» INSTRUCTIONS TO FOLLOW:
Here is the task for the listing below: output exactly the lines from the one containing "Recreate this image" through the one containing "-6.840, -6.805, -6.772];", and leave out the pictures.

:::::

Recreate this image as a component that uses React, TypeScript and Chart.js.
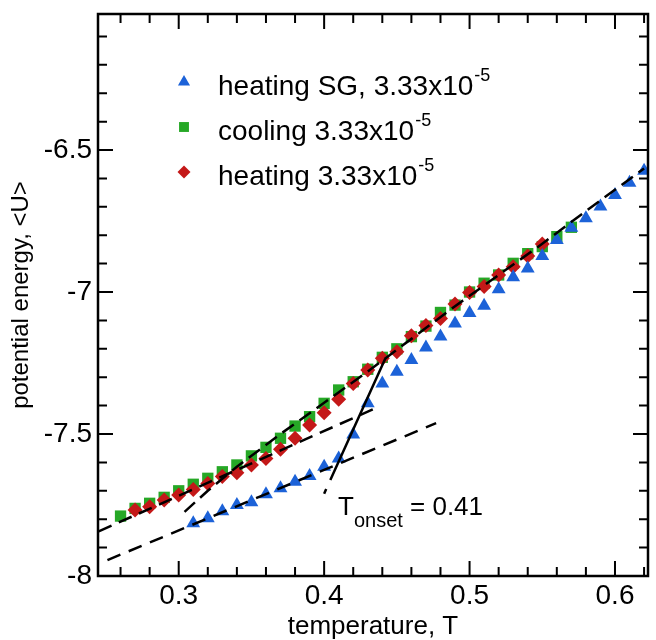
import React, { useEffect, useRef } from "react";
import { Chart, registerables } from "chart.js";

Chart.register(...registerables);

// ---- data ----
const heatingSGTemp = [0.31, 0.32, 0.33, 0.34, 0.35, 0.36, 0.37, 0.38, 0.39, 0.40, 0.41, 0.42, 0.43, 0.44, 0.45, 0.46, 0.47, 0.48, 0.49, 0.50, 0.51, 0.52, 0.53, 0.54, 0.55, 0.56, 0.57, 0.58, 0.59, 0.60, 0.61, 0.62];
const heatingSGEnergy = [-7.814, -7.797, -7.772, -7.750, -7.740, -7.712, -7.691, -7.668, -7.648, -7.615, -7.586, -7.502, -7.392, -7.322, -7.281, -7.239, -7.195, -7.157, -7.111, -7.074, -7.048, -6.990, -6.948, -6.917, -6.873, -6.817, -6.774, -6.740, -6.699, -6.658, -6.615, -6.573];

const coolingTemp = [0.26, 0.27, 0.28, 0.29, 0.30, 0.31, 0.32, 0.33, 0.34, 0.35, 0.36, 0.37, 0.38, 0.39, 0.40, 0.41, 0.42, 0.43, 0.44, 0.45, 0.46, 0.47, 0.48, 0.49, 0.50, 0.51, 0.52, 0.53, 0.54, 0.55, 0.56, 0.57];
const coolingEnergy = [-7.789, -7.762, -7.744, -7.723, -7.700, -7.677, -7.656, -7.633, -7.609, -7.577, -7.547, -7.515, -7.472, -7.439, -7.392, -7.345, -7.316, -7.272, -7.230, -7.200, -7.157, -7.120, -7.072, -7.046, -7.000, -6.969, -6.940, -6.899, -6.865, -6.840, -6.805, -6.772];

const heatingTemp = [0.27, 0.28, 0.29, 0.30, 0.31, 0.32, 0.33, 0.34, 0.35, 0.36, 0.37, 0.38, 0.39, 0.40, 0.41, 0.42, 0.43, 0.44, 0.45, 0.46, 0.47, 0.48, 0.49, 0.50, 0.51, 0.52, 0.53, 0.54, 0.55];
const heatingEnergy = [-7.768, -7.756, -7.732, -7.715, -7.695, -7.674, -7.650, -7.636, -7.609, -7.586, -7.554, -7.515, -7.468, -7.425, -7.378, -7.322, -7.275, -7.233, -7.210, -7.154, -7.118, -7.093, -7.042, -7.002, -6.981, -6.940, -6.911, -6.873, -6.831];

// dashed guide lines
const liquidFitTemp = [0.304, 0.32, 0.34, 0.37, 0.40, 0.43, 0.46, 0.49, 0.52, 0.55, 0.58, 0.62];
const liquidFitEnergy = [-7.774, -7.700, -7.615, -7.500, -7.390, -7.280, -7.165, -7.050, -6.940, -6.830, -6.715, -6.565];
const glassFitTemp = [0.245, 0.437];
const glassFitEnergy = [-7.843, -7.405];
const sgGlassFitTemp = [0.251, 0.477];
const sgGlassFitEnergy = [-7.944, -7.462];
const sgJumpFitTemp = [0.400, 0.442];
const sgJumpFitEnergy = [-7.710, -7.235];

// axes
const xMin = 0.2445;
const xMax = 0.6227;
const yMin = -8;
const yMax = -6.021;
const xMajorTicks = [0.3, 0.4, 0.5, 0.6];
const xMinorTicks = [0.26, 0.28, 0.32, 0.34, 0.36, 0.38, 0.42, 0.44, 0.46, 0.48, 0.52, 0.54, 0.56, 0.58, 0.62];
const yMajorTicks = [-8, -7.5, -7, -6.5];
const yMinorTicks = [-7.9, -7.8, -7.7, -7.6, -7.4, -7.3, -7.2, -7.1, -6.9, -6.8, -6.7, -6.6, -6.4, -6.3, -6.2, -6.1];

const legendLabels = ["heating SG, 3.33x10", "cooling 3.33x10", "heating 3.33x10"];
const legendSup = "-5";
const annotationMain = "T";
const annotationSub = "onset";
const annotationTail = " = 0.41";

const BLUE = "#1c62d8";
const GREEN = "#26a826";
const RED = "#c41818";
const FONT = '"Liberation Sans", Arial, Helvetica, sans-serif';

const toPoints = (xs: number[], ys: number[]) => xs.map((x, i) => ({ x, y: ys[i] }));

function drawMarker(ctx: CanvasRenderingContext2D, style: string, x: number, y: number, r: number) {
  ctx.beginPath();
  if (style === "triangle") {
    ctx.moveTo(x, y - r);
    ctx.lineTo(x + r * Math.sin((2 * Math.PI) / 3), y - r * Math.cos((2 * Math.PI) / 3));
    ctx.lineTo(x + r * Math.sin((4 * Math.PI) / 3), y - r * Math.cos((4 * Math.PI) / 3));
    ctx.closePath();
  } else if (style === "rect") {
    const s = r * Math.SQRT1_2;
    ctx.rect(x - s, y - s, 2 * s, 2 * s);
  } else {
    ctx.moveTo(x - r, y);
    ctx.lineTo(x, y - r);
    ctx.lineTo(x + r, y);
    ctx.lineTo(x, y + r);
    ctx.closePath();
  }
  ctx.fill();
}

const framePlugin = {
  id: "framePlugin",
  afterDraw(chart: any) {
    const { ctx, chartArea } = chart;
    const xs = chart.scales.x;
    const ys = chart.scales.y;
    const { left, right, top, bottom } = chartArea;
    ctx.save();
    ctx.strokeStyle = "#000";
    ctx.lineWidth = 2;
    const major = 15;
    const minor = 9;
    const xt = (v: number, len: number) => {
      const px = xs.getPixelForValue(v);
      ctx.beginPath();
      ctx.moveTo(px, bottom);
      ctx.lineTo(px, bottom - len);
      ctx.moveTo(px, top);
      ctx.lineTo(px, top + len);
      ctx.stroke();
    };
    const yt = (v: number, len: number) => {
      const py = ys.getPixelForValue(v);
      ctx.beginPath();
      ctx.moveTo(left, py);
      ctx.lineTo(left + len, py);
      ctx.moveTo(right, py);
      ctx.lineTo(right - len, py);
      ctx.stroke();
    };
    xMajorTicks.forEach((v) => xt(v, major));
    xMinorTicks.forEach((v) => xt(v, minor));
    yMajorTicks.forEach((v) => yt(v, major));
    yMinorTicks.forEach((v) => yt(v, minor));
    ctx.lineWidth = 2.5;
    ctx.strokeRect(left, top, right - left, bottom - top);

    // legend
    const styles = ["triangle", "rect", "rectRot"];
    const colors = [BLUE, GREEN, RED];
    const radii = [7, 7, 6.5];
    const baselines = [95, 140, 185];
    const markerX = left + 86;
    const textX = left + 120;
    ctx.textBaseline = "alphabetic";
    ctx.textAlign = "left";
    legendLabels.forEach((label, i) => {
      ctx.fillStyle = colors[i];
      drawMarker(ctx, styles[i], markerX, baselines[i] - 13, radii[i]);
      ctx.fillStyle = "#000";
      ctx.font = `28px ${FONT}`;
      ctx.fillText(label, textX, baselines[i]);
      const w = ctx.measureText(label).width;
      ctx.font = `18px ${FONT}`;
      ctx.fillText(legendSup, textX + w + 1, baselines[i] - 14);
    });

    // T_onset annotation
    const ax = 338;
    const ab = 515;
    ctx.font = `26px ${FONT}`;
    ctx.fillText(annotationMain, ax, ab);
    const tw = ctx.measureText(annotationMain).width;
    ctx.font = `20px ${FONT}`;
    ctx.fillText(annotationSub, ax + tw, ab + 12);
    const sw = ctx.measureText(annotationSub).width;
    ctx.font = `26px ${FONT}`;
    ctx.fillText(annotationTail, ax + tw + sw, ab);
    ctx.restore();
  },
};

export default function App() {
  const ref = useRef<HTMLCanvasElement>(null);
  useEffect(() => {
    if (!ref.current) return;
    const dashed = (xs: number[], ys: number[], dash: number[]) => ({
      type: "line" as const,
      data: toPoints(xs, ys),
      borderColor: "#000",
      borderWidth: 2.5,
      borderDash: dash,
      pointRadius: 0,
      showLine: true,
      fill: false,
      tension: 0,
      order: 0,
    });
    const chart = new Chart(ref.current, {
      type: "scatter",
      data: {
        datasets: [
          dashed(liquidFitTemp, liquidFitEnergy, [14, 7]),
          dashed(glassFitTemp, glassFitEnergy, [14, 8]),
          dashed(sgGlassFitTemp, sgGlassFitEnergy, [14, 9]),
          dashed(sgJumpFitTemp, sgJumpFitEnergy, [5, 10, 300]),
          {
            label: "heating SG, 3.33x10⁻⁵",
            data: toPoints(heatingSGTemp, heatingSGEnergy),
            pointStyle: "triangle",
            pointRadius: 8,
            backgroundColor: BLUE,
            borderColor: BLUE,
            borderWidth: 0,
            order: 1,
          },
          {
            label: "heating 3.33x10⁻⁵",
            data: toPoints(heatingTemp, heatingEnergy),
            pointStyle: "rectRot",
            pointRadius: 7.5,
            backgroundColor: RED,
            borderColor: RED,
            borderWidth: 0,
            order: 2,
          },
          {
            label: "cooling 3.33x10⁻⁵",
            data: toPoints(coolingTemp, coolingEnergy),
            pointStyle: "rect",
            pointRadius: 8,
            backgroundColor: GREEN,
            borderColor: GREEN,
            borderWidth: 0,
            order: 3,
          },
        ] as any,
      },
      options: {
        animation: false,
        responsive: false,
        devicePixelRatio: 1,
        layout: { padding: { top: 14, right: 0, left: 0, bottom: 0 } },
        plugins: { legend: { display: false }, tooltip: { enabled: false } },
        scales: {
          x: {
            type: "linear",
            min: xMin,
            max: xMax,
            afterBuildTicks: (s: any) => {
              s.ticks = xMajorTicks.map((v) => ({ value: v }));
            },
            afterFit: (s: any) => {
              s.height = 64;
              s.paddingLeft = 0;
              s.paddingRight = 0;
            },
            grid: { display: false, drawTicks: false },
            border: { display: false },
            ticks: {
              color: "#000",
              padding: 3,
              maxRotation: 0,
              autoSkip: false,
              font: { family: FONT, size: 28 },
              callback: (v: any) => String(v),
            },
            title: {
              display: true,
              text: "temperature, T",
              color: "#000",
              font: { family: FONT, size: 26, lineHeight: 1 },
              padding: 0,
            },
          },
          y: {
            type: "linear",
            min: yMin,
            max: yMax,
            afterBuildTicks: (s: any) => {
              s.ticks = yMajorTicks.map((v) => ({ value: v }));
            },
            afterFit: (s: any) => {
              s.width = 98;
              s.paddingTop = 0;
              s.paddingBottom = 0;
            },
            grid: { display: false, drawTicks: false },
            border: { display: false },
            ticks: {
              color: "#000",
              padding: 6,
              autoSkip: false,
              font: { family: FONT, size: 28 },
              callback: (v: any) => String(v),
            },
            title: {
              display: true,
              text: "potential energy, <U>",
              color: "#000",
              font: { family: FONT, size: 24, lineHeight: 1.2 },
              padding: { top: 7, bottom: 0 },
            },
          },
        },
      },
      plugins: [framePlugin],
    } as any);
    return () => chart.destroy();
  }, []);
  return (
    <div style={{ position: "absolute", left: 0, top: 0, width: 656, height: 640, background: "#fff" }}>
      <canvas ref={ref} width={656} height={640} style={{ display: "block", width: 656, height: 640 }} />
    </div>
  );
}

:::::

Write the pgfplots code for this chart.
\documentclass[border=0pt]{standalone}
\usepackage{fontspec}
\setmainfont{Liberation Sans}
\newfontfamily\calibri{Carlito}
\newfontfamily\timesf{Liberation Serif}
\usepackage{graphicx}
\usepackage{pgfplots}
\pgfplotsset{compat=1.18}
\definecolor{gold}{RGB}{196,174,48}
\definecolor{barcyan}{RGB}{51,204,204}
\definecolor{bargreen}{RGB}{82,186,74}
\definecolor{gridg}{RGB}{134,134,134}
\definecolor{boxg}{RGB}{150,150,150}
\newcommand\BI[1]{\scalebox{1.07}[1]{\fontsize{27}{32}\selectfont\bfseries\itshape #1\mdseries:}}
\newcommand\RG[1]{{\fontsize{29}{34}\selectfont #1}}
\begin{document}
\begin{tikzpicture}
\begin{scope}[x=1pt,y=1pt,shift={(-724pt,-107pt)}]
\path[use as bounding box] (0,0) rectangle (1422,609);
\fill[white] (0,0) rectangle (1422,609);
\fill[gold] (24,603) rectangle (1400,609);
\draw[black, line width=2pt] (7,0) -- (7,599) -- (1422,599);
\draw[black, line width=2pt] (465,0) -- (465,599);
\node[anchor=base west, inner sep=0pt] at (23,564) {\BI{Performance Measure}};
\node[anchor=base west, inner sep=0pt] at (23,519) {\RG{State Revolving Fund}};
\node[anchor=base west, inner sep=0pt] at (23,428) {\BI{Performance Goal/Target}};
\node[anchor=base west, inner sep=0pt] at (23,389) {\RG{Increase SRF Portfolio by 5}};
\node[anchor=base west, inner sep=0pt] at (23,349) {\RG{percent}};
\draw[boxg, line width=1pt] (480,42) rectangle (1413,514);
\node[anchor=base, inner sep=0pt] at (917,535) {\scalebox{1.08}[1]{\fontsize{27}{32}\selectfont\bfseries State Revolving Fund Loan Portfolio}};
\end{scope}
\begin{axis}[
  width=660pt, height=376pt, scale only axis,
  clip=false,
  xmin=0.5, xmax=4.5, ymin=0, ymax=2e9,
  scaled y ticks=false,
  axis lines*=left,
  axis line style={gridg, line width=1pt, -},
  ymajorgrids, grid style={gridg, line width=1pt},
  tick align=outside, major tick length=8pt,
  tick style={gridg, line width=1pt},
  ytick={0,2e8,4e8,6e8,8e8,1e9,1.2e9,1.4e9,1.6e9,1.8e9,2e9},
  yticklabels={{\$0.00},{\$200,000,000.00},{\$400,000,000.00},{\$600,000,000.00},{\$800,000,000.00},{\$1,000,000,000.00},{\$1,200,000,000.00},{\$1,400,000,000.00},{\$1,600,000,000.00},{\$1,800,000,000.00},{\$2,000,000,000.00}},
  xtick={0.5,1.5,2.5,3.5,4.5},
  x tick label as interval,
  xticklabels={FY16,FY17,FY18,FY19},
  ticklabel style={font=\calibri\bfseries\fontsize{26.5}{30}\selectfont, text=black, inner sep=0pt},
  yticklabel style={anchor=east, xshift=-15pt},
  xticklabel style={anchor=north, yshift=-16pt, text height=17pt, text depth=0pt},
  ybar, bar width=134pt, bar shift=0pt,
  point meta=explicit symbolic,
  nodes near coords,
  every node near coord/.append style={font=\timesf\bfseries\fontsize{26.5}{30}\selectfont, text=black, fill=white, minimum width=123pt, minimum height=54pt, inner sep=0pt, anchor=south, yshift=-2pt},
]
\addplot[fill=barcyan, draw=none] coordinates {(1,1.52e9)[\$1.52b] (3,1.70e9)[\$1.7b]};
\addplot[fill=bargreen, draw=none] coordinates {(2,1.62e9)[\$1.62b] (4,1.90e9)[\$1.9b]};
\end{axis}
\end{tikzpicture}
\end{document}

:::::

» RESPONSE BELOW:
Recreate this image as a component that uses React, TypeScript and Chart.js.
import React, { useEffect, useRef } from "react";
import { Chart, registerables } from "chart.js";

Chart.register(...registerables);

// ---- data ----
const heatingSGTemp = [0.31, 0.32, 0.33, 0.34, 0.35, 0.36, 0.37, 0.38, 0.39, 0.40, 0.41, 0.42, 0.43, 0.44, 0.45, 0.46, 0.47, 0.48, 0.49, 0.50, 0.51, 0.52, 0.53, 0.54, 0.55, 0.56, 0.57, 0.58, 0.59, 0.60, 0.61, 0.62];
const heatingSGEnergy = [-7.814, -7.797, -7.772, -7.750, -7.740, -7.712, -7.691, -7.668, -7.648, -7.615, -7.586, -7.502, -7.392, -7.322, -7.281, -7.239, -7.195, -7.157, -7.111, -7.074, -7.048, -6.990, -6.948, -6.917, -6.873, -6.817, -6.774, -6.740, -6.699, -6.658, -6.615, -6.573];

const coolingTemp = [0.26, 0.27, 0.28, 0.29, 0.30, 0.31, 0.32, 0.33, 0.34, 0.35, 0.36, 0.37, 0.38, 0.39, 0.40, 0.41, 0.42, 0.43, 0.44, 0.45, 0.46, 0.47, 0.48, 0.49, 0.50, 0.51, 0.52, 0.53, 0.54, 0.55, 0.56, 0.57];
const coolingEnergy = [-7.789, -7.762, -7.744, -7.723, -7.700, -7.677, -7.656, -7.633, -7.609, -7.577, -7.547, -7.515, -7.472, -7.439, -7.392, -7.345, -7.316, -7.272, -7.230, -7.200, -7.157, -7.120, -7.072, -7.046, -7.000, -6.969, -6.940, -6.899, -6.865, -6.840, -6.805, -6.772];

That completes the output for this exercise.